A Study on the Cavity Ratio in NaCl Crystals Made by Oslo Type Crystallizer

Abstract

One of four crystallizeres in our salt plant is the Oslo type producing large particle size and the others are the slurry circulation type producing middle or small particle size. In these particles, there are small cavities filled with mother liquor. The cavity ratio of product produced by the Oslo-type crystallizer is much higher than that of other products. As the first step in determining the reason for this, we studied the relation between the cavity ratio of products and operating conditions, which are epresented by growth rate and particle size. Using the Oslo-type crystallizer, test runs were done in two type of operations, stationary and nonstationary.

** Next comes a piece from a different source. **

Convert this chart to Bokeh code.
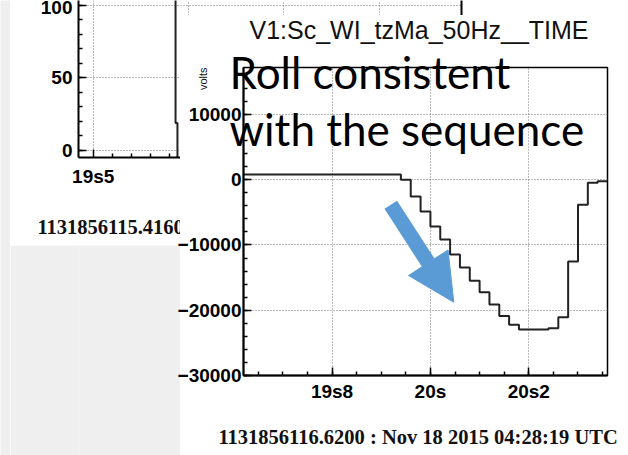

The cavity ratio of the resulting products obviously showed particle size dependency, so we called it the “average cavity ratio” and gave the name of “cavity ratio” to the differential quotient of average cavity ratio by particle size, which corresponds to the cavity ratio of the thin surface layer of the particle. In the nonstationary mode, particle size distribution (PSD) was very sharp so that the growth rate of each size of particle (G(L)) could appear to be the same as the average growth rate (G_av). But in the stationary operation, PSD was wide and G(L) could not be determined from G_av. Therefore, as a temporary parameter in this case, G_av was substituted for G(L). In each mode, the cavity ratio data were expressed as a function of particle size and growth rate. For both types of operations trends were similar but not identical. Under the assumption that this difference in trends can be fully explained by the substitution of G_av for G(L), the relation between G(L) and G_avin the stationary mode was derived from the difference in trends of the cavity ratio. In both modes, each one cavity ratio corresponds to the smallest particle size sample was deviated from the trend of the other data. These deviations are considered to be affected too much by the carier of growth in the circulating slurry.